Markets mixed as traders eye high interest rates

NEW YORK (AFP): Global stock markets diverged Friday as investors contemplated central bank signals that interest rates will remain high to combat stubborn inflation.

Wall Street stocks opened higher, but proved unable to hold onto gains amid talk of persistently elevated interest rates.

Steve Sosnick of Interactive Brokers said investor efforts to rally were “understandable” after two straight days of big declines on major US indices.

“Traders are conditioned to try to buy dips, and I think that’s what they tried to do this morning,” said Sosnick. “But there was really no follow through.”

The broad-based S&P 500 finished at 4,320.06, down 0.2 percent for the day and 2.9 percent for the week.

US stocks have been playing defense since the Federal Reserve’s Wednesday policy decision.

While the US central bank kept interest rates unchanged, Fed officials signaled they could hike interest rates again in 2023.

The Bank of England on Thursday also decided against hiking its interest rate for a 15th time in a row, leaving it at 5.25 percent, the highest level since 2008.

“The no action is quite premature,” Ipek Ozkardeskaya of Swissquote said.

London’s stock market rose Friday but the British pound dipped against the dollar.

“Whatever the Brits will import from now will cost them more than during the last months, when the pound was appreciating,” Ozkardeskaya said, adding that another rate hike is likely on the horizon.

Major eurozone indices closed lower, however, as a key survey showed eurozone economic activity shrank further in September but at a slower rate.
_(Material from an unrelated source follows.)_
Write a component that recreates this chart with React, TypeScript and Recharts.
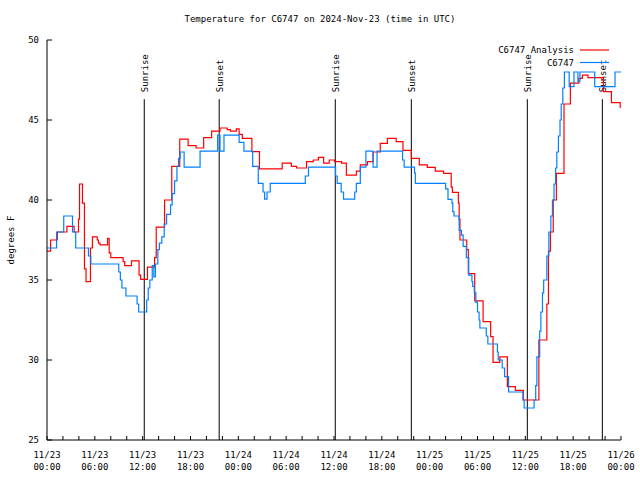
import React from 'react';
import { LineChart, Line, XAxis, YAxis, ReferenceLine, Legend } from 'recharts';

const TITLE = 'Temperature for C6747 on 2024-Nov-23 (time in UTC)';
const Y_LABEL = 'degrees F';
const SERIES_NAMES = ['C6747 Analysis', 'C6747'];

// hours since 11/23 00:00 UTC
const analysisTimes = [0, 0.45, 1.3, 2.5, 3.4, 3.95, 4.08, 4.45, 4.7, 4.9, 5.45, 5.7, 6.3, 6.45, 6.65, 7.6, 7.8, 8.0, 9.55, 9.75, 10.6, 11.55, 11.75, 12.6, 13.5, 13.7, 14.75, 15.65, 16.65, 17.7, 18.7, 19.65, 20.65, 21.7, 22.6, 23.0, 23.75, 24.1, 24.5, 25.7, 26.65, 29.5, 30.65, 31.3, 32.55, 33.4, 34.05, 34.7, 35.4, 36.05, 36.95, 37.55, 38.8, 39.3, 40.2, 40.9, 41.8, 42.7, 43.8, 44.65, 45.7, 46.7, 47.7, 48.7, 49.75, 50.7, 50.85, 51.6, 51.7, 51.8, 52.65, 52.85, 53.65, 54.7, 55.65, 55.95, 56.8, 57.75, 58.75, 59.75, 61.7, 62.7, 62.9, 63.15, 63.5, 63.9, 64.85, 65.65, 66.7, 67.15, 67.85, 69.8, 70.8, 71.9, 72];
const analysisTemps = [36.8, 37.5, 38.0, 38.35, 38.0, 38.8, 41.0, 39.8, 35.7, 34.9, 37.0, 37.7, 37.5, 37.3, 37.2, 37.6, 36.7, 36.4, 36.15, 35.9, 36.2, 35.3, 35.04, 35.8, 36.4, 38.3, 40.0, 42.1, 43.8, 43.4, 43.25, 43.9, 44.3, 44.5, 44.4, 44.3, 44.45, 44.1, 43.85, 43.02, 41.94, 42.3, 42.1, 42.0, 42.4, 42.5, 42.67, 42.3, 42.5, 42.4, 42.3, 41.56, 41.8, 42.2, 42.4, 43.0, 43.54, 43.85, 43.65, 43.1, 42.6, 42.2, 42.04, 41.8, 41.67, 40.8, 40.48, 39.8, 38.8, 37.5, 36.9, 35.4, 33.7, 32.4, 31.46, 29.85, 30.2, 28.33, 28.1, 27.5, 31.25, 33.5, 36.8, 38.0, 40.0, 41.67, 46.0, 47.3, 47.6, 47.8, 47.65, 46.77, 46.08, 45.8, 45.8];

const obsTimes = [0, 1.2, 2.1, 3.2, 3.6, 5.2, 5.5, 9.0, 9.2, 9.4, 9.9, 11.3, 11.5, 12.5, 12.7, 12.9, 13.2, 13.4, 13.6, 13.9, 14.1, 14.4, 14.7, 15.0, 15.5, 15.7, 16.0, 16.3, 16.5, 16.7, 17.2, 19.2, 21.4, 21.7, 22.2, 24.1, 24.7, 25.8, 26.5, 27.1, 27.3, 27.6, 28.0, 32.4, 32.8, 36.2, 36.4, 36.9, 37.2, 38.6, 38.8, 39.3, 40.0, 40.9, 41.4, 44.6, 44.8, 46.1, 46.2, 50.0, 50.3, 50.8, 50.9, 51.05, 51.7, 52.0, 52.2, 52.6, 52.9, 53.3, 53.4, 53.6, 53.8, 54.0, 54.2, 54.3, 55.1, 55.3, 56.5, 56.6, 57.1, 57.4, 57.9, 59.7, 59.85, 61.1, 61.3, 61.45, 61.8, 61.95, 62.15, 62.3, 62.7, 62.95, 63.2, 63.4, 63.6, 63.8, 63.95, 64.15, 64.35, 64.5, 64.7, 64.9, 65.5, 66.1, 66.6, 66.85, 68.7, 71.25, 72];
const obsTemps = [37.0, 38.0, 39.0, 38.0, 37.0, 36.5, 36.0, 35.5, 35.0, 34.5, 34.0, 33.5, 33.0, 33.75, 34.5, 35.0, 35.9, 35.2, 36.0, 36.9, 37.3, 37.7, 38.5, 39.1, 39.7, 40.4, 41.2, 42.1, 42.6, 43.0, 42.06, 43.06, 44.06, 43.06, 44.06, 43.6, 43.06, 42.1, 41.04, 40.5, 40.06, 40.5, 41.04, 41.5, 42.06, 41.5, 41.04, 40.5, 40.06, 40.5, 41.04, 42.06, 43.06, 42.06, 43.06, 42.5, 42.06, 41.7, 41.04, 40.7, 40.04, 39.8, 39.27, 39.0, 38.1, 37.8, 37.1, 36.4, 35.3, 34.9, 34.6, 34.2, 33.6, 33.0, 32.5, 32.0, 31.5, 31.0, 30.5, 30.0, 29.5, 28.96, 28.0, 27.5, 27.0, 27.5, 28.4, 30.2, 31.8, 33.0, 34.2, 35.0, 36.5, 38.0, 39.0, 40.0, 41.0, 42.0, 43.0, 44.0, 45.0, 46.0, 47.0, 48.0, 47.08, 48.0, 47.4, 48.0, 47.08, 48.0, 48.0];

const eventTimes = [12.2, 21.6, 36.16, 45.7, 60.25, 69.66];
const eventNames = ['Sunrise', 'Sunset', 'Sunrise', 'Sunset', 'Sunrise', 'Sunset'];

const xTickLabels = ['11/23 00:00', '11/23 06:00', '11/23 12:00', '11/23 18:00', '11/24 00:00', '11/24 06:00', '11/24 12:00', '11/24 18:00', '11/25 00:00', '11/25 06:00', '11/25 12:00', '11/25 18:00', '11/26 00:00'];
const yTicks = [25, 30, 35, 40, 45, 50];

const analysisData = analysisTimes.map((t, i) => ({ t, v: analysisTemps[i] }));
const obsData = obsTimes.map((t, i) => ({ t, v: obsTemps[i] }));
const xTicks = Array.from({ length: 37 }, (_, i) => i * 2);

const FONT = '"DejaVu Sans Mono", "Liberation Mono", monospace';
const FS = 9;

const BottomTick = (props: any) => {
  const { x, y, payload } = props;
  const v = payload.value;
  const major = v % 6 === 0;
  const parts = major ? xTickLabels[v / 6].split(' ') : null;
  return (
    <g>
      <line x1={x} y1={y} x2={x} y2={y - 4} stroke="#000" />
      {parts && (
        <text x={x} y={y + 18} textAnchor="middle" fontFamily={FONT} fontSize={FS} fill="#000">
          {parts[0]}
        </text>
      )}
      {parts && (
        <text x={x} y={y + 30} textAnchor="middle" fontFamily={FONT} fontSize={FS} fill="#000">
          {parts[1]}
        </text>
      )}
    </g>
  );
};

const TopTick = (props: any) => {
  const { x, y } = props;
  return <line x1={x} y1={y} x2={x} y2={y + 4} stroke="#000" />;
};

const LeftTick = (props: any) => {
  const { x, y, payload } = props;
  return (
    <g>
      <line x1={x} y1={y} x2={x + 5} y2={y} stroke="#000" />
      <text x={x - 8} y={y + 3} textAnchor="end" fontFamily={FONT} fontSize={FS} fill="#000">
        {payload.value}
      </text>
    </g>
  );
};

const RightTick = (props: any) => {
  const { x, y } = props;
  return <line x1={x} y1={y} x2={x - 5} y2={y} stroke="#000" />;
};

const EventLabel = (name: string) => (props: any) => {
  const vb = props.viewBox || {};
  const x = vb.x;
  const y = vb.y;
  return (
    <text
      x={x + 4}
      y={y - 7}
      transform={`rotate(-90 ${x + 4} ${y - 7})`}
      textAnchor="start"
      fontFamily={FONT}
      fontSize={FS}
      fill="#000"
    >
      {name}
    </text>
  );
};

const LegendContent = (props: any) => {
  const payload = (props.payload || []).slice().sort(
    (a: any, b: any) => SERIES_NAMES.indexOf(a.value) - SERIES_NAMES.indexOf(b.value)
  );
  return (
    <svg width={640} height={80} style={{ display: 'block' }}>
      {payload.map((p: any, i: number) => (
        <g key={i}>
          <text x={574} y={53 + i * 13} textAnchor="end" fontFamily={FONT} fontSize={FS} fill="#000">
            {p.value}
          </text>
          <line x1={580} x2={609} y1={50 + i * 12.5} y2={50 + i * 12.5} stroke={p.color} strokeWidth={1.2} />
        </g>
      ))}
    </svg>
  );
};

export default function App() {
  return (
    <div style={{ position: 'absolute', left: 0, top: 0, width: 640, height: 480, background: '#fff' }}>
      <LineChart width={640} height={480} margin={{ top: 40, right: 19, bottom: 0, left: 0 }}>
        <XAxis
          xAxisId={0}
          type="number"
          dataKey="t"
          domain={[0, 72]}
          ticks={xTicks}
          interval={0}
          height={40}
          tickSize={0}
          tickMargin={0}
          tickLine={false}
          tick={<BottomTick />}
          axisLine={{ stroke: '#000' }}
          allowDataOverflow
        />
        <XAxis
          xAxisId="top"
          orientation="top"
          type="number"
          dataKey="t"
          domain={[0, 72]}
          ticks={xTicks}
          interval={0}
          height={0}
          tickSize={0}
          tickMargin={0}
          tickLine={false}
          tick={<TopTick />}
          axisLine={{ stroke: '#000' }}
          allowDataOverflow
        />
        <YAxis
          yAxisId={0}
          type="number"
          domain={[25, 50]}
          ticks={yTicks}
          interval={0}
          width={47}
          tickSize={0}
          tickMargin={0}
          tickLine={false}
          tick={<LeftTick />}
          axisLine={{ stroke: '#000' }}
          allowDataOverflow
          label={{
            value: Y_LABEL,
            angle: -90,
            position: 'insideLeft',
            offset: 0,
            style: { fontFamily: FONT, fontSize: FS, fill: '#000', textAnchor: 'middle' },
            dx: 11,
          }}
        />
        <YAxis
          yAxisId="right"
          orientation="right"
          type="number"
          domain={[25, 50]}
          ticks={yTicks}
          interval={0}
          width={0}
          tickSize={0}
          tickMargin={0}
          tickLine={false}
          tick={<RightTick />}
          axisLine={{ stroke: '#000' }}
          allowDataOverflow
        />
        {eventTimes.map((t, i) => (
          <ReferenceLine
            key={i}
            segment={[{ x: t, y: 25 }, { x: t, y: 46.3 }]}
            stroke="#000"
            strokeWidth={1}
            label={EventLabel(eventNames[i])}
          />
        ))}
        <Line
          data={analysisData}
          dataKey="v"
          name={SERIES_NAMES[0]}
          type="stepAfter"
          stroke="#ff0000"
          strokeWidth={1.2}
          dot={false}
          isAnimationActive={false}
        />
        <Line
          data={obsData}
          dataKey="v"
          name={SERIES_NAMES[1]}
          type="stepAfter"
          stroke="#0080ff"
          strokeWidth={1.2}
          dot={false}
          isAnimationActive={false}
        />
        <Legend
          layout="vertical"
          align="center"
          verticalAlign="middle"
          content={<LegendContent />}
          wrapperStyle={{ position: 'absolute', left: 0, top: 0, width: 640, height: 80 }}
        />
        <text x={320} y={22} textAnchor="middle" fontFamily={FONT} fontSize={FS} fill="#000">
          {TITLE}
        </text>
      </LineChart>
    </div>
  );
}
In Asia on Friday, the Bank of Japan stuck to its long-term program of sub-zero borrowing costs.

It comes as BoJ officials face increasing pressure to turn more hawkish as the yen weakens and after fresh data showed inflation remains stubbornly high.

Policymakers have for several months hinted that they are willing to adopt a more normalized policy, such as minor tweaks to its yield curve control scheme, which sees the bank control the band within which government bonds are allowed to move.

But there are growing calls for it to move quicker, and they will not have been tempered by data Friday showing the consumer prices — excluding food and energy — jumped 4.3 percent in August, a three-decade high.